Shaw was an American serviceman stationed overseas who formed an afterhours bar band, The Torquays, with several fellow soldiers. They were a bunch of greenhorned garage rockers clanging out Chuck Berry covers, eventually working the same Hamburg beerhouse circuit that toughened The Beatles just a couple years earlier. With their military obligation over, Shaw and the group (now christened The Monks) wormed their way up through Germany's seamy music industry, becoming disillusioned and impatient with their moderate success.

It may have been the band's isolated lifestyle - playing all night to drunken and angry Germans, mingling with people that held strong communist and fascist beliefs during the flashpoint political '60s - but something snapped musically within the band. As a reaction to all of the jangly, mop-top pop and weak beat music The Monks were forced to cover during their five sets a night, Shaw and his friends stripped all of the friendly melodies and human passion from their own original work and churned out some of the most primitive noise imaginable.

What emerged is probably some of the most deranged, demented ramblings ever committed to vinyl. The band's album, also titled Black Monk Time, is a unique experience of raw staccato bursts cradled in feedback, a pre-Devo mechanization of sound coupled with shrieking, venomous vocals and jagged rhythms. It's easy to understand the harsh judgment of crowds that witnessed a shaven-headed band in the '60s who taunted audiences and provoked confrontation onstage with cynical lyrics like, "My hate is everlasting, baby."

While Shaw recreates all of the conflicts and antics of his bandmates, his wife, co-author Anita Klemke, neatly compliments with her own story - a proud East German girl who fled oppression, trying to absorb all of her newfound freedoms while falling in love with Shaw and travelling with his band. It's a love story set among a test of wills: between frustrated group members, girlfriends, and assorted hangers-on pulling the band in different directions; between aggressive post-World War II Germans and Shaw's military propaganda beliefs; and between a brazen band bent on breaking all of the musical rules and audiences that were unwilling to accept (or acknowledge) their radical sound.

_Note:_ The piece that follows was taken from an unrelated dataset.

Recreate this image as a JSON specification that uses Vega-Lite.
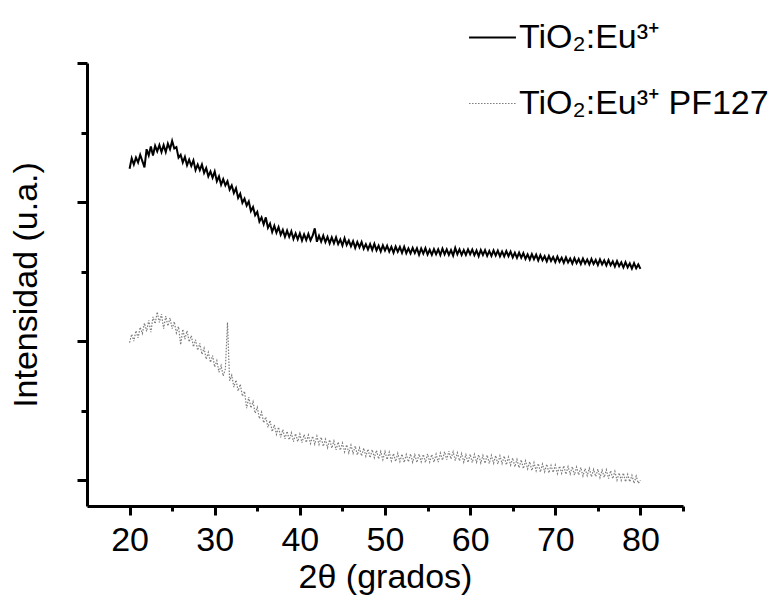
{
"$schema": "https://vega.github.io/schema/vega-lite/v6.json",
"width": 596, "height": 443,
"autosize": {"type": "none"},
"padding": {"left": 87, "top": 63, "right": 101, "bottom": 90},
"background": "white",
"config": {"view": {"stroke": null}, "font": "Liberation Sans"},
"data": {"values": [
{"t":20,"a":2.24,"b":0.99},{"t":20.25,"a":2.315,"b":1.05},{"t":20.5,"a":2.27,"b":1.0},{"t":20.75,"a":2.32,"b":1.075},
{"t":21,"a":2.285,"b":1.025},{"t":21.25,"a":2.34,"b":1.1},{"t":21.5,"a":2.295,"b":1.055},{"t":21.75,"a":2.25,"b":1.13},
{"t":22,"a":2.38,"b":1.07},{"t":22.25,"a":2.335,"b":1.15},{"t":22.5,"a":2.4,"b":1.065},{"t":22.75,"a":2.335,"b":1.175},
{"t":23,"a":2.405,"b":1.125},{"t":23.25,"a":2.365,"b":1.21},{"t":23.5,"a":2.41,"b":1.135},{"t":23.75,"a":2.36,"b":1.195},
{"t":24,"a":2.41,"b":1.09},{"t":24.25,"a":2.36,"b":1.18},{"t":24.5,"a":2.42,"b":1.11},{"t":24.75,"a":2.38,"b":1.168},
{"t":25,"a":2.44,"b":1.09},{"t":25.25,"a":2.385,"b":1.14},{"t":25.5,"a":2.395,"b":1.06},{"t":25.75,"a":2.32,"b":1.105},
{"t":26,"a":2.34,"b":0.975},{"t":26.25,"a":2.285,"b":1.085},{"t":26.5,"a":2.325,"b":1.015},{"t":26.75,"a":2.265,"b":1.075},
{"t":27,"a":2.305,"b":0.995},{"t":27.25,"a":2.26,"b":1.04},{"t":27.5,"a":2.3,"b":0.96},{"t":27.75,"a":2.23,"b":1.01},
{"t":28,"a":2.27,"b":0.935},{"t":28.25,"a":2.23,"b":0.985},{"t":28.5,"a":2.27,"b":0.905},{"t":28.75,"a":2.21,"b":0.95},
{"t":29,"a":2.245,"b":0.87},{"t":29.25,"a":2.185,"b":0.92},{"t":29.5,"a":2.22,"b":0.848},{"t":29.75,"a":2.175,"b":0.897},
{"t":30,"a":2.22,"b":0.815},{"t":30.25,"a":2.15,"b":0.86},{"t":30.5,"a":2.185,"b":0.777},{"t":30.75,"a":2.125,"b":0.825},
{"t":31,"a":2.165,"b":0.75},{"t":31.25,"a":2.12,"b":0.8},{"t":31.5,"a":2.15,"b":1.135},{"t":31.75,"a":2.09,"b":0.715},
{"t":32,"a":2.12,"b":0.755},{"t":32.25,"a":2.065,"b":0.67},{"t":32.5,"a":2.1,"b":0.72},{"t":32.75,"a":2.03,"b":0.642},
{"t":33,"a":2.06,"b":0.69},{"t":33.25,"a":1.995,"b":0.605},{"t":33.5,"a":2.025,"b":0.64},{"t":33.75,"a":1.975,"b":0.518},
{"t":34,"a":2.005,"b":0.598},{"t":34.25,"a":1.935,"b":0.52},{"t":34.5,"a":1.965,"b":0.565},{"t":34.75,"a":1.905,"b":0.482},
{"t":35,"a":1.93,"b":0.525},{"t":35.25,"a":1.86,"b":0.443},{"t":35.5,"a":1.89,"b":0.49},{"t":35.75,"a":1.84,"b":0.413},
{"t":36,"a":1.89,"b":0.455},{"t":36.25,"a":1.815,"b":0.38},{"t":36.5,"a":1.845,"b":0.43},{"t":36.75,"a":1.785,"b":0.35},
{"t":37,"a":1.83,"b":0.398},{"t":37.25,"a":1.78,"b":0.33},{"t":37.5,"a":1.82,"b":0.382},{"t":37.75,"a":1.765,"b":0.308},
{"t":38,"a":1.8,"b":0.365},{"t":38.25,"a":1.75,"b":0.298},{"t":38.5,"a":1.795,"b":0.352},{"t":38.75,"a":1.75,"b":0.291},
{"t":39,"a":1.79,"b":0.341},{"t":39.25,"a":1.735,"b":0.278},{"t":39.5,"a":1.775,"b":0.335},{"t":39.75,"a":1.732,"b":0.278},
{"t":40,"a":1.775,"b":0.332},{"t":40.25,"a":1.724,"b":0.27},{"t":40.5,"a":1.768,"b":0.329},{"t":40.75,"a":1.727,"b":0.272},
{"t":41,"a":1.771,"b":0.325},{"t":41.25,"a":1.725,"b":0.264},{"t":41.5,"a":1.758,"b":0.317},{"t":41.75,"a":1.811,"b":0.26},
{"t":42,"a":1.715,"b":0.318},{"t":42.25,"a":1.758,"b":0.258},{"t":42.5,"a":1.716,"b":0.309},{"t":42.75,"a":1.759,"b":0.244},
{"t":43,"a":1.712,"b":0.295},{"t":43.25,"a":1.75,"b":0.235},{"t":43.5,"a":1.703,"b":0.291},{"t":43.75,"a":1.746,"b":0.231},
{"t":44,"a":1.704,"b":0.282},{"t":44.25,"a":1.746,"b":0.218},{"t":44.5,"a":1.698,"b":0.275},{"t":44.75,"a":1.731,"b":0.216},
{"t":45,"a":1.688,"b":0.268},{"t":45.25,"a":1.74,"b":0.204},{"t":45.5,"a":1.692,"b":0.255},{"t":45.75,"a":1.724,"b":0.197},
{"t":46,"a":1.682,"b":0.253},{"t":46.25,"a":1.719,"b":0.194},{"t":46.5,"a":1.671,"b":0.246},{"t":46.75,"a":1.713,"b":0.182},
{"t":47,"a":1.675,"b":0.234},{"t":47.25,"a":1.713,"b":0.175},{"t":47.5,"a":1.665,"b":0.231},{"t":47.75,"a":1.697,"b":0.173},
{"t":48,"a":1.659,"b":0.224},{"t":48.25,"a":1.698,"b":0.162},{"t":48.5,"a":1.656,"b":0.22},{"t":48.75,"a":1.7,"b":0.162},
{"t":49,"a":1.653,"b":0.215},{"t":49.25,"a":1.687,"b":0.153},{"t":49.5,"a":1.645,"b":0.206},{"t":49.75,"a":1.689,"b":0.148},
{"t":50,"a":1.652,"b":0.206},{"t":50.25,"a":1.686,"b":0.149},{"t":50.5,"a":1.644,"b":0.202},{"t":50.75,"a":1.678,"b":0.139},
{"t":51,"a":1.636,"b":0.192},{"t":51.25,"a":1.68,"b":0.135},{"t":51.5,"a":1.643,"b":0.193},{"t":51.75,"a":1.677,"b":0.135},
{"t":52,"a":1.635,"b":0.188},{"t":52.25,"a":1.679,"b":0.128},{"t":52.5,"a":1.633,"b":0.185},{"t":52.75,"a":1.667,"b":0.133},
{"t":53,"a":1.631,"b":0.19},{"t":53.25,"a":1.67,"b":0.13},{"t":53.5,"a":1.634,"b":0.183},{"t":53.75,"a":1.668,"b":0.128},
{"t":54,"a":1.622,"b":0.188},{"t":54.25,"a":1.666,"b":0.133},{"t":54.5,"a":1.63,"b":0.186},{"t":54.75,"a":1.669,"b":0.128},
{"t":55,"a":1.623,"b":0.19},{"t":55.25,"a":1.657,"b":0.131},{"t":55.5,"a":1.621,"b":0.185},{"t":55.75,"a":1.661,"b":0.13},
{"t":56,"a":1.625,"b":0.188},{"t":56.25,"a":1.66,"b":0.13},{"t":56.5,"a":1.62,"b":0.195},{"t":56.75,"a":1.665,"b":0.145},
{"t":57,"a":1.625,"b":0.205},{"t":57.25,"a":1.66,"b":0.148},{"t":57.5,"a":1.62,"b":0.21},{"t":57.75,"a":1.655,"b":0.153},
{"t":58,"a":1.615,"b":0.205},{"t":58.25,"a":1.67,"b":0.142},{"t":58.5,"a":1.625,"b":0.198},{"t":58.75,"a":1.66,"b":0.14},
{"t":59,"a":1.62,"b":0.192},{"t":59.25,"a":1.655,"b":0.13},{"t":59.5,"a":1.62,"b":0.184},{"t":59.75,"a":1.66,"b":0.128},
{"t":60,"a":1.625,"b":0.188},{"t":60.25,"a":1.659,"b":0.127},{"t":60.5,"a":1.618,"b":0.186},{"t":60.75,"a":1.652,"b":0.13},
{"t":61,"a":1.611,"b":0.184},{"t":61.25,"a":1.656,"b":0.124},{"t":61.5,"a":1.62,"b":0.178},{"t":61.75,"a":1.654,"b":0.122},
{"t":62,"a":1.614,"b":0.181},{"t":62.25,"a":1.648,"b":0.12},{"t":62.5,"a":1.613,"b":0.179},{"t":62.75,"a":1.652,"b":0.123},
{"t":63,"a":1.616,"b":0.177},{"t":63.25,"a":1.651,"b":0.117},{"t":63.5,"a":1.61,"b":0.176},{"t":63.75,"a":1.645,"b":0.12},
{"t":64,"a":1.61,"b":0.174},{"t":64.25,"a":1.648,"b":0.111},{"t":64.5,"a":1.611,"b":0.167},{"t":64.75,"a":1.644,"b":0.109},
{"t":65,"a":1.602,"b":0.16},{"t":65.25,"a":1.636,"b":0.097},{"t":65.5,"a":1.599,"b":0.149},{"t":65.75,"a":1.637,"b":0.09},
{"t":66,"a":1.6,"b":0.147},{"t":66.25,"a":1.633,"b":0.084},{"t":66.5,"a":1.591,"b":0.14},{"t":66.75,"a":1.624,"b":0.082},
{"t":67,"a":1.587,"b":0.133},{"t":67.25,"a":1.626,"b":0.07},{"t":67.5,"a":1.589,"b":0.127},{"t":67.75,"a":1.622,"b":0.068},
{"t":68,"a":1.58,"b":0.12},{"t":68.25,"a":1.619,"b":0.059},{"t":68.5,"a":1.582,"b":0.117},{"t":68.75,"a":1.611,"b":0.061},
{"t":69,"a":1.574,"b":0.115},{"t":69.25,"a":1.613,"b":0.053},{"t":69.5,"a":1.577,"b":0.107},{"t":69.75,"a":1.605,"b":0.056},
{"t":70,"a":1.569,"b":0.109},{"t":70.25,"a":1.608,"b":0.048},{"t":70.5,"a":1.571,"b":0.102},{"t":70.75,"a":1.6,"b":0.05},
{"t":71,"a":1.563,"b":0.104},{"t":71.25,"a":1.602,"b":0.043},{"t":71.5,"a":1.566,"b":0.098},{"t":71.75,"a":1.594,"b":0.045},
{"t":72,"a":1.558,"b":0.098},{"t":72.25,"a":1.597,"b":0.037},{"t":72.5,"a":1.561,"b":0.095},{"t":72.75,"a":1.591,"b":0.039},
{"t":73,"a":1.555,"b":0.092},{"t":73.25,"a":1.594,"b":0.031},{"t":73.5,"a":1.558,"b":0.084},{"t":73.75,"a":1.587,"b":0.033},
{"t":74,"a":1.552,"b":0.086},{"t":74.25,"a":1.591,"b":0.025},{"t":74.5,"a":1.555,"b":0.078},{"t":74.75,"a":1.584,"b":0.027},
{"t":75,"a":1.548,"b":0.08},{"t":75.25,"a":1.588,"b":0.019},{"t":75.5,"a":1.552,"b":0.073},{"t":75.75,"a":1.581,"b":0.021},
{"t":76,"a":1.545,"b":0.075},{"t":76.25,"a":1.583,"b":0.012},{"t":76.5,"a":1.546,"b":0.069},{"t":76.75,"a":1.574,"b":0.012},
{"t":77,"a":1.537,"b":0.064},{"t":77.25,"a":1.576,"b":0.001},{"t":77.5,"a":1.539,"b":0.053},{"t":77.75,"a":1.567,"b":0.0},
{"t":78,"a":1.53,"b":0.052},{"t":78.25,"a":1.568,"b":-0.011},{"t":78.5,"a":1.531,"b":0.042},{"t":78.75,"a":1.559,"b":-0.011},
{"t":79,"a":1.522,"b":0.036},{"t":79.25,"a":1.561,"b":-0.022},{"t":79.5,"a":1.524,"b":0.03},{"t":79.75,"a":1.552,"b":-0.022},
{"t":80,"a":1.52,"b":0.0}
]},
"transform": [{"fold": ["a", "b"], "as": ["serie", "valor"]}],
"mark": {"type": "line"},
"encoding": {
  "x": {"field": "t", "type": "quantitative",
    "scale": {"domain": [15, 85], "nice": false, "zero": false},
    "axis": {"title": "2θ (grados)", "values": [20,25,30,35,40,45,50,55,60,65,70,75,80,85],
      "labelExpr": "datum.value % 10 === 0 ? datum.label : ''",
      "tickSize": {"condition": {"test": "datum.value % 10 === 0", "value": 9}, "value": 5},
      "tickWidth": 3, "tickColor": "black", "domainWidth": 3, "domainColor": "black",
      "labelFontSize": 34, "labelColor": "black", "labelFont": "Liberation Sans", "labelPadding": 8,
      "labelFlush": false, "labelOverlap": false, "grid": false,
      "titleFontSize": 34, "titleFontWeight": "normal", "titleColor": "black", "titleFont": "Liberation Sans", "titlePadding": 3}},
  "y": {"field": "valor", "type": "quantitative",
    "scale": {"domain": [-0.185, 3], "nice": false, "zero": false},
    "axis": {"title": "Intensidad (u.a.)", "values": [0,0.5,1,1.5,2,2.5,3], "labels": false,
      "tickSize": {"condition": {"test": "datum.value % 1 === 0", "value": 10}, "value": 6},
      "tickWidth": 3, "tickColor": "black", "domainWidth": 3, "domainColor": "black", "grid": false,
      "titleFontSize": 34, "titleFontWeight": "normal", "titleColor": "black", "titleFont": "Liberation Sans", "titlePadding": 32}},
  "strokeWidth": {"field": "serie", "type": "nominal",
    "scale": {"domain": ["a", "b"], "range": [2, 1.2]}, "legend": null},
  "color": {"field": "serie", "type": "nominal",
    "scale": {"domain": ["a", "b"], "range": ["#000000", "#7c7c7c"]},
    "legend": {"title": null, "orient": "none", "legendX": 381, "legendY": -50, "symbolType": "stroke", "symbolSize": 2200,
      "symbolStrokeWidth": 1.5, "labelFontSize": 34, "labelFont": "Liberation Sans", "labelColor": "black", "labelOffset": 2,
      "rowPadding": 24, "labelLimit": 400,
      "labelExpr": "datum.value == 'a' ? 'TiO₂:Eu³⁺' : 'TiO₂:Eu³⁺ PF127'"}},
  "strokeDash": {"field": "serie", "type": "nominal",
    "scale": {"domain": ["a", "b"], "range": [[1, 0], [1.5, 1.5]]},
    "legend": {"title": null, "orient": "none", "legendX": 381, "legendY": -50, "symbolType": "stroke", "symbolSize": 2200,
      "symbolStrokeWidth": 1.5, "labelFontSize": 34, "labelFont": "Liberation Sans", "labelColor": "black", "labelOffset": 2,
      "rowPadding": 24, "labelLimit": 400,
      "labelExpr": "datum.value == 'a' ? 'TiO₂:Eu³⁺' : 'TiO₂:Eu³⁺ PF127'"}}
}
}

Since chances are you've probably never heard of The Monks (original copies of their German only album now trade among collectors for sums nearing the national debt), Black Monk Time is one of the few rock band historical accounts that unfolds like a suspense-filled novel. Shaw and Klemke share their experience of being at the center of an unsung moment of hysteria - the rise and fall of an influential group that's just now being rediscovered.

Considering all of the celluloid hoopla over fictitious groups like Spinal Tap, The Rutles, Eddie and The Cruisers, and Tom Hanks's forthcoming The Wonders, it seems like an obvious question: when can we expect to see a screen version of this truly riveting story? Maybe we should ask Rod Serling.